Recently I was asked to serve on a panel after a screening of the documentary Poverty Inc. In the course of the discussion I brought on the story about the Haitian woman who was employed by a nonprofit run by Americans and was able to save $2,000 over the course of 6 months to buy a house. It’s a great story.
Being able to earn (let alone save) $2,000 in half a year is a very good income in Haiti. GDP per capita, price adjusted) in Haiti was $1,760 in 2015 when the scene was filmed. The woman was able save in 6 months more than the average yearly income of Haitians. That is like being able to save $45,000 in 6 months in the US. Something that is far out of reach for most.
Like most people employed by nonprofits in the developing world, they are not hired for specific skills that they possess but because they are poor.So not only is this Haitian nonprofit paying workers extremely generous wages but they are specifically hiring workers who would otherwise earn very little in the marketplace. How is this not charity? Would a Haitian owner pay the workers what these Americans are? Let that marinate…
The obvious question that was posed by the audience in response was “then what should we pay the workers?” That’s an honest question and an important one. I, like you, want the workers to be paid as much as possible but not in a vacuum. When we pay far above what the work is worth then we cause all the same problems that other forms of charity create.
In the United States an employer will pay you what the work is worth but if you suggest that employer in Haiti should pay workers what the work is worth, people freak out. And by people I mean Americans thousands of miles away freak out, not Haitians. It’s an honest reaction and one that is largely fair. They react because they care. But do you see how dangerous it is when we act differently towards those in poverty than we would for those like us?
Would you like it if people treated you differently out of pity and guilt? That sounds terrible because your self worth is undermined. That is far worse than being in poverty.
So what should we pay the workers? For starters, treat them like people with dignity and expectation. Pay them what the work is worth but let’s expand on this.
Why do Apple and Google pay so well? They need skilled workers who are the best at what they do and the products they create and help build are very valuable and warrant higher wages.
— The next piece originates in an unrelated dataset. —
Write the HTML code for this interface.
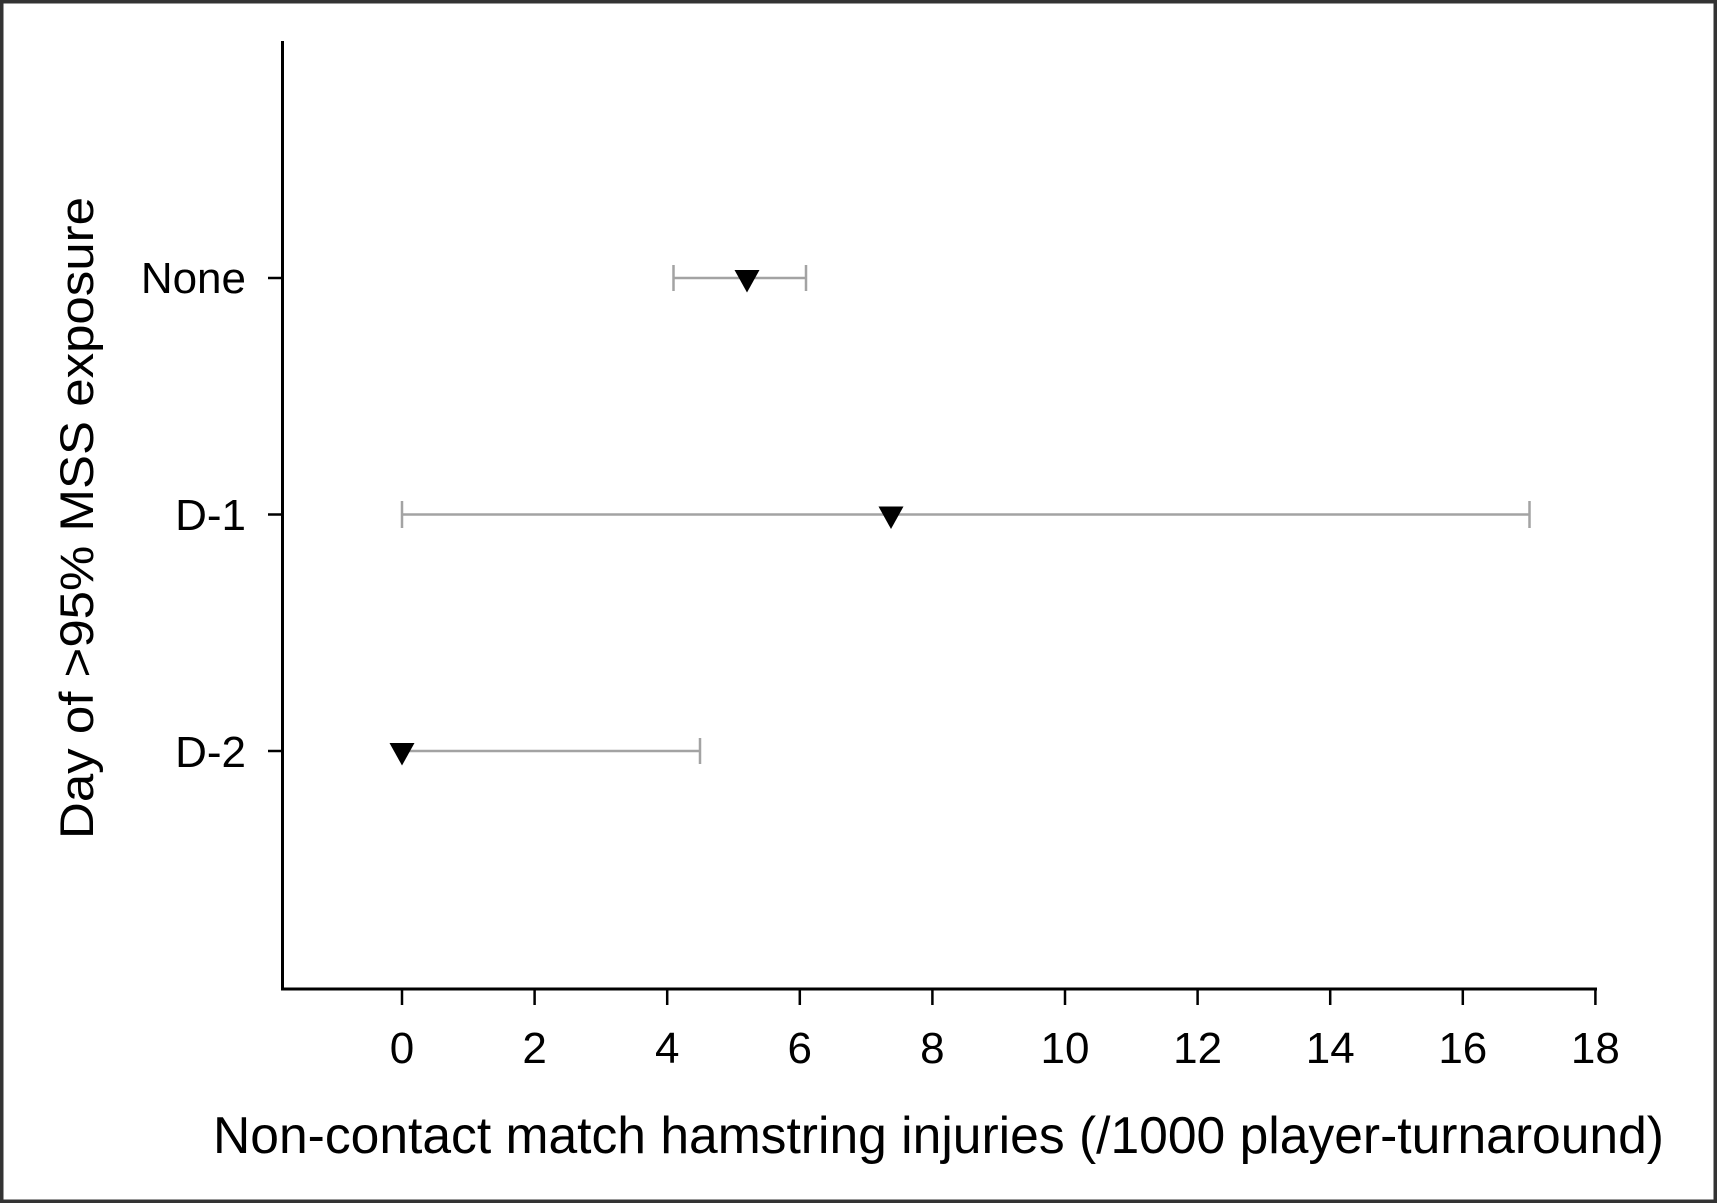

The nonprofit in Haiti is selling products to the US which means that they need a standard of quality that is high. They need good workers but also the products being sold in the US sell for much higher prices than if they sold domestically and therefore there is enough margin for the business to pay more in wages. They should pay more than the market wage but they shouldn’t pay excessively more than the market wage because that is charity. When it crosses the line into charity is subjective and depends on the specific case but paying workers what the work is worth allows employers to pay workers more. Just within a framework.
I work in Kenya with a leather goods manufacturer (See our YouTube Page). I care about the workers and want them to be able to provide for their families to the fullest extent. Leather itself is a valuable material and the quality needed to sell in the US market is very high. I need the best workers I can find and the products we make have a great margin so I have room to pay workers well. That is part of the reason why I pursued leather because I can do right by the workers.
When this business takes off I want the workers to benefit like I do but one thing I cannot do is compromise the business by incorporating charity. I would much rather create a profit sharing scheme down the road and let them benefit enormously than pay excessive wages now and put the whole operation in jeopardy. Not because the business can or can’t sustain it but because the workers are not stupid. They know charity when they see it and they will act accordingly.
Ask people who have worked abroad and employed locals. One thing that is very common is the lack of gratitude by local employees and the dumbfounded attitude founders have towards them. Just because someone is doing work doesn’t mean you are avoiding the pitfalls of handouts.One organization in Uganda had to call in local police to quell a riot, tear gas and all, because their workers were revolting. This organization was paying very well on top of many other benefits they were giving workers but the workers wanted more. Why? Americans are rich and they are poor. They knew they were receiving charity so why not try to receive more?